On January 1, 2023, Senior Associate Dean Paquita Davis-Friday will become interim dean as the Zicklin School launches a national search for a permanent leader.  

“I’m very optimistic about our future, because the new leadership team is deeply committed to the School’s mission,” says Huss. He hopes the Zicklin School will continue the momentum it has achieved in innovation in programming and new approaches to pedagogy: “We’re currently in the middle of revising the MBA program. Guess what? We did that a couple of years ago, and a couple of years before that.” That kind of continuous improvement is essential, he says, given the pace of change in the business world, “otherwise what we’re teaching will be out of date in a few years—or even a few months.”  
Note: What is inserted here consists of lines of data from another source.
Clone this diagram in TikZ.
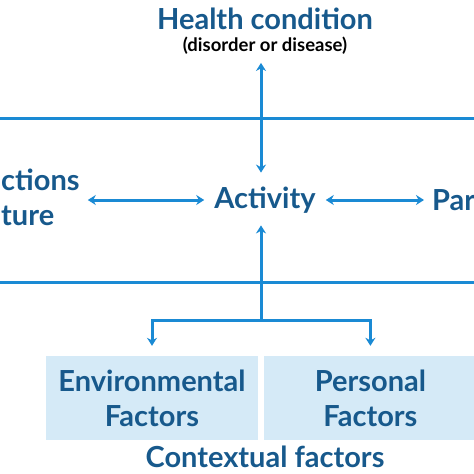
\documentclass[tikz,border=0pt]{standalone}
\usepackage{fontspec}
\setmainfont{Lato}
\usetikzlibrary{positioning,arrows.meta}
\definecolor{icftexte}{HTML}{17598C}
\definecolor{icftrait}{HTML}{1A8AD4}
\definecolor{icffond}{HTML}{D5EAF7}
\tikzstyle{titre}=[text=icftexte,font=\bfseries\fontsize{29}{31}\selectfont,inner sep=0pt]
\tikzstyle{soustitre}=[text=black,font=\bfseries\fontsize{18.5}{20}\selectfont,inner sep=0pt]
\tikzstyle{boite}=[rectangle,fill=icffond,minimum width=212pt,minimum height=84pt,inner sep=0pt,text=icftexte,font=\bfseries\fontsize{29}{35}\selectfont,align=center]
\tikzstyle{trait}=[draw=icftrait,line width=3pt]
\tikzstyle{fleche}=[trait,-{Stealth[length=8pt,width=10pt]}]
\tikzstyle{double}=[trait,{Stealth[length=8pt,width=10pt]}-{Stealth[length=8pt,width=10pt]}]

\begin{document}
\begin{tikzpicture}[x=1pt,y=-1pt]
\useasboundingbox (0,0) rectangle (474,474);
\clip (0,0) rectangle (474,474);

\coordinate (axe) at (261,0);
\node[titre] (health) at (265,19) {Health condition};
\node[soustitre] (disorder) at (265,46) {(disorder or disease)};
\node[titre] (activity) at (265,200) {Activity};
\node[titre,anchor=west] (bodyfn) at (1,180) {ctions};
\node[titre,anchor=west] (bodyst) at (1,216) {ture};
\node[titre,anchor=west] (partic) at (432,200) {Par};
\node[boite] (envfac) at (152,398) {Environmental\\Factors};
\node[boite] (persfac) [right=6pt of envfac] {Personal\\Factors};
\node[titre] (context) at (265,457) {Contextual factors};
\coordinate (embr) at (261,320);

\draw[trait] (0,118) -- (474,118);
\draw[trait] (0,282) -- (474,282);

\draw[double] ([yshift=-8pt]disorder.south -| axe) -- ([yshift=14pt]activity.north -| axe);
\draw[double] ([xshift=8pt]bodyfn.east |- activity) -- ([xshift=-10pt]activity.west);
\draw[double] ([xshift=10pt]activity.east) -- ([xshift=-8pt]partic.west);
\draw[fleche] (embr) -- ([yshift=-12pt]activity.south -| axe);
\draw[fleche] (embr) -| ([yshift=10pt]envfac.north);
\draw[fleche] (embr) -| ([yshift=10pt]persfac.north);

\end{tikzpicture}
\end{document}
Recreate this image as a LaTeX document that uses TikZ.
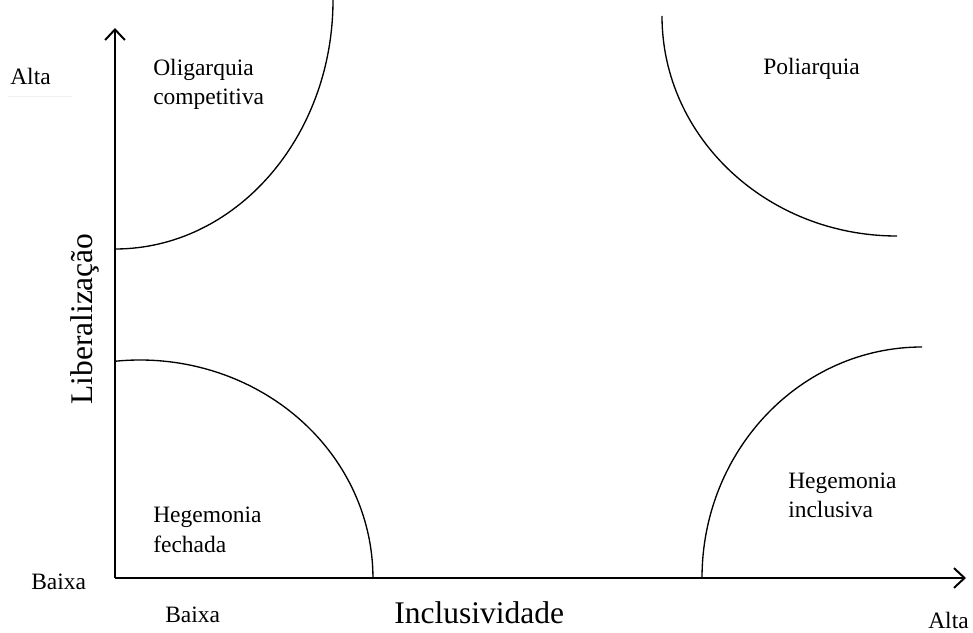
\documentclass[tikz,border=0pt]{standalone}
\usepackage{fontspec}
\setmainfont{Liberation Serif}
\usetikzlibrary{arrows.meta}

\tikzset{
  axis/.style={line width=1.4pt, -{Straight Barb[length=7.5pt, width=14pt, line width=1.4pt]}},
  region/.style={line width=0.95pt},
  lbl/.style={inner sep=0pt, anchor=base west, font=\fontsize{16.7}{21.3}\selectfont, align=left},
  axlbl/.style={inner sep=0pt, anchor=base west, font=\fontsize{22.4}{26}\selectfont}
}

\begin{document}
\begin{tikzpicture}[x=0.025cm, y=0.025cm]
        \useasboundingbox (0,0) rectangle (973,632);

        % Axes
        \coordinate (O) at (115,54);
        \coordinate (ytip) at (115,604);
        \coordinate (xtip) at (966,54);
        \draw[axis] (O) -- (ytip);
        \draw[axis] (O) -- (xtip);

        % Regions
        \draw[region] (115,383) arc[start angle=-90, end angle=0, x radius=218, y radius=249];
        \draw[region] (662,616) arc[start angle=180, end angle=270, x radius=235, y radius=220];
        \draw[region] (115.6,270.8) arc[start angle=96, end angle=0, x radius=233, y radius=218];
        \draw[region] (702,54) arc[start angle=180, end angle=90, x radius=220, y radius=231];

        % Axis labels
        \node[lbl] (altaY) at (10,547) {Alta};
        \draw[gray!12, line width=0.5pt] (8,536) -- (72,536);
        \node[lbl] (baixaY) at (31,43) {Baixa};
        \node[lbl] (baixaX) at (165,10) {Baixa};
        \node[lbl] (altaX) at (928,4) {Alta};
        \node[axlbl] (incl) at (394,9) {Inclusividade};
        \node[axlbl, rotate=90] (lib) at (92,227) {Liberalização};

        % Regime names (base = last line)
        \node[lbl] (olig) at (153,527) {Oligarquia\\competitiva};
        \node[lbl] (poli) at (763,557) {Poliarquia};
        \node[lbl] (hegf) at (153,80) {Hegemonia\\fechada};
        \node[lbl] (hegi) at (788,114) {Hegemonia\\inclusiva};
\end{tikzpicture}
\end{document}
Of all his career achievements, Huss is perhaps most proud of the international initiatives he’s undertaken, including partnerships with universities in Asia and Europe on dual-degree and joint degree programs. “As [management guru] Peter Drucker once said, in about five years there will be two types of CEOs: those who think globally and those who are unemployed. Our students won’t succeed if we don’t prepare them to understand differences in systems, differences in cultures and in how work gets done.” Ideally, students should gain experience working in international settings, but “having someone sitting next to them in class who’s from Asia, from India, from Europe, from Africa, is also beneficial. Anything we can do to enhance the internationalization of the student experience is critical.” 

What are Huss’s plans for retirement? While his university work will cease, he will continue to serve on a few corporate boards and hopes to become more involved with a nonprofit organization he helped initiate that offers social services in a home setting for children and adolescents who have been failed by the foster-care system.  

“I came to New York to be part of the great work that’s done here at the Zicklin School,” Huss sums up.  “It’s been a privilege and the highlight of my career.”